Lourdes Oñederra. (Galde 06, primavera/2014). Dice el Diccionario de la Real Academia de la Lengua Española que patria es «Tierra natal o adoptiva ordenada como nación, a la que se siente ligado el ser humano por vínculos jurídicos, históricos y afectivos». Como segunda acepción aparece «Lugar, ciudad o país en que se ha nacido». Como los diccionarios son mezcla de constancia de lo que ocurre y norma para lo que debiera ocurrir, doy mi voto por la segunda acepción, para que llegue algún día a ser la primera. Me gusta la indefinición entre lugar, ciudad y país. También me gusta que no proponga esa ambigua simbiosis entre patria y nación que aparece en la primera acepción. De ésta me quedo sólo conlo de los «vínculos… afectivos», porque si el ser humano se ha de sentir «ligado», mejor que los vínculos sean afectivos. Los vínculos jurídicos e históricos son excesivamente re-estructurables, re-definibles y fáciles de reinventar tanto hacia el pasado como hacia el futuro. Me resultan demasiado frágiles.
La definición de patria en el diccionario de María Moliner es: «Con relación a los naturales de una nación, esta nación con todas las relaciones afectivas que implica». Dejo ahora lo de la nación por lo antes dicho, pero me quedo con las relaciones afectivas, «las relaciones afectivas que implica»…
Pues, si de eso se trata, mi patria no es una sino varias, porque lo que liga afectivamente (y se supone que de manera positiva, o así lo estoy suponiendo yo en este afán de entender lo de la patria) deben de ser esos espacios en los que en algún momento una ha sentido que a alguien le importa. Aquel lugar, aquel segundo en el que percibiste que otra persona se alegraba de que existieras, que tu presencia la hacía feliz. La percepción delgozo provocado en otro ser. Eso debe de marcar para siempre, debe de hacer una muesca en nuestro interior más profundo. La veces que yo he sido consciente de ello, mi agnosticismo ha reverberado.
Aunque no sea una fuente exclusiva, nada es tan fecundo en ese tipo de ligazones como la infancia para quien ha tenido la suerte de haber sido querido, de haber sido querida durante la niñez.
Hay, desde luego, quien necesita patrias más épicas, más grandes que eso: patrias grandes o, mejor, grandes patrias, porque no se trata tanto de la extensión geográfica como de la importancia, del destino en lo universal, o de lo que sea.

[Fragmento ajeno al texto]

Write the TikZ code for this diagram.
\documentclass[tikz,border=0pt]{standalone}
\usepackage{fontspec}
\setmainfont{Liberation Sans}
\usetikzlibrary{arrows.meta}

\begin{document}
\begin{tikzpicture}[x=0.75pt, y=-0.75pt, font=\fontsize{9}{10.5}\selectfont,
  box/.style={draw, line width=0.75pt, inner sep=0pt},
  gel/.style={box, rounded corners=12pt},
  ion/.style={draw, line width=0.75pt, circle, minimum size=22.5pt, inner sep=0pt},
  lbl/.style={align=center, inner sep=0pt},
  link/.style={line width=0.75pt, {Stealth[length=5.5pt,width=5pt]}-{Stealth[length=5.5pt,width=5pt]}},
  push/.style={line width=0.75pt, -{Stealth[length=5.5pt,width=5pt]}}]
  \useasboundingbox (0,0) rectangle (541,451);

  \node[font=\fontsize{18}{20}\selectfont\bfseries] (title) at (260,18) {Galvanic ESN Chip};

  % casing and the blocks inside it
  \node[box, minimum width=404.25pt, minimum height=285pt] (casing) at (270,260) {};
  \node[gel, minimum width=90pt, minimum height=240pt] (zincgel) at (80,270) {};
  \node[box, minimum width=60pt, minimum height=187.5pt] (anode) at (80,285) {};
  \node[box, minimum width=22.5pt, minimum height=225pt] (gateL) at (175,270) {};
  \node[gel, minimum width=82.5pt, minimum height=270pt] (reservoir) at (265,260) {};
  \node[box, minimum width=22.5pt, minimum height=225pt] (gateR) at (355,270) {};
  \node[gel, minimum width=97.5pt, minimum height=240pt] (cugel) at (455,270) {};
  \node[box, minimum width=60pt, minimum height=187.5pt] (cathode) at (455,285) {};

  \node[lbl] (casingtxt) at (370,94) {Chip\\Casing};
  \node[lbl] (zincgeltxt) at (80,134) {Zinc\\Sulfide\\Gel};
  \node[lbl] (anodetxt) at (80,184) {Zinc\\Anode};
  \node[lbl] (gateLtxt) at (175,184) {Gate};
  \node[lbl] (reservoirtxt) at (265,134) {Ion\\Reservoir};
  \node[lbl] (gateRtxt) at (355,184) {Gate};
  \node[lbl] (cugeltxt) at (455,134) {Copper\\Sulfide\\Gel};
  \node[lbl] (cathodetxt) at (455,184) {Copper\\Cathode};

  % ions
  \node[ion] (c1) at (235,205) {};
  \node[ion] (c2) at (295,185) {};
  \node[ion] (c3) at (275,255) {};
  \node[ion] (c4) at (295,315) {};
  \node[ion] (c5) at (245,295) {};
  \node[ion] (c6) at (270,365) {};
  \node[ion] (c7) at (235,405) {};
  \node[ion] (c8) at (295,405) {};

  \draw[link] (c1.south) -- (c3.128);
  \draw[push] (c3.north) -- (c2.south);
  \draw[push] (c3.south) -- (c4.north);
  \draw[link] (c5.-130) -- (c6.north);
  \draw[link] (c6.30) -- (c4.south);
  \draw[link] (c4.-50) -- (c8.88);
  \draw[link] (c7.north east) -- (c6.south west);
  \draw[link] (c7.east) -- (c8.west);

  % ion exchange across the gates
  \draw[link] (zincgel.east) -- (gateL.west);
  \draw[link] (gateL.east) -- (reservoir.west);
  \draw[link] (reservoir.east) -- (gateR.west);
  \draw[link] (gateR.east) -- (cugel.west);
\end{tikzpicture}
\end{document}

Hay, sin embargo, quien funciona por patrias pequeñas en el espacio, infinitas en el tiempo: aquel rincón del café donde le sonrieron, el pretil desde el que veía la puesta de sol aquel primer veraneo sin padres, el árbol junto al que se despidió definitivamente de un amigo.
Sea como sea, una patria, para serlo de verdad, tiene que cumplir una condición: que exista como lugar, que sea físicamente posible volver al espacio para rememorar el vínculo (y efectivamente volver, o añorarlo como hacen los expatriados de todas las épocas).
En cualquier caso, las patrias pequeñas corren mayor peligro de desaparición. A mí me quedan cada vez menos. De un rincón de retiro, lleno de mis más dulces recuerdos infantiles, me echan semanalmente el escándalo auditivo y de suciedad del más salvaje pintxo-pote. Del parque donde se me quedó grabada una imagen de la sonrisa de mi madre corriendo hacia el autobús que me traía del cole, me han echado los siempre activos remodeladores urbanos y el vocerío de gigantescas terrazas que no respeta descansos ni horarios. De las olas entre las que mi amona me enseñó a flotar me han extraditado los omnipresentes surfistas y sus fieles servidores.
No hace falta que vengan bárbaros de allende las fronteras a invadir la patria. Nosotros y nuestros propios descendientes nos hemos convertido en el bárbaro destructor de la permanencia de recuerdos, en aniquiladores de la infinitud del tiempo en los espacios revisitados.
Y así, mientras cada generación destruya las pequeñas patrias de las anteriores, seguirán funcionando las grandes patrias como principal agarradera ante la desorientación existencial del individuo.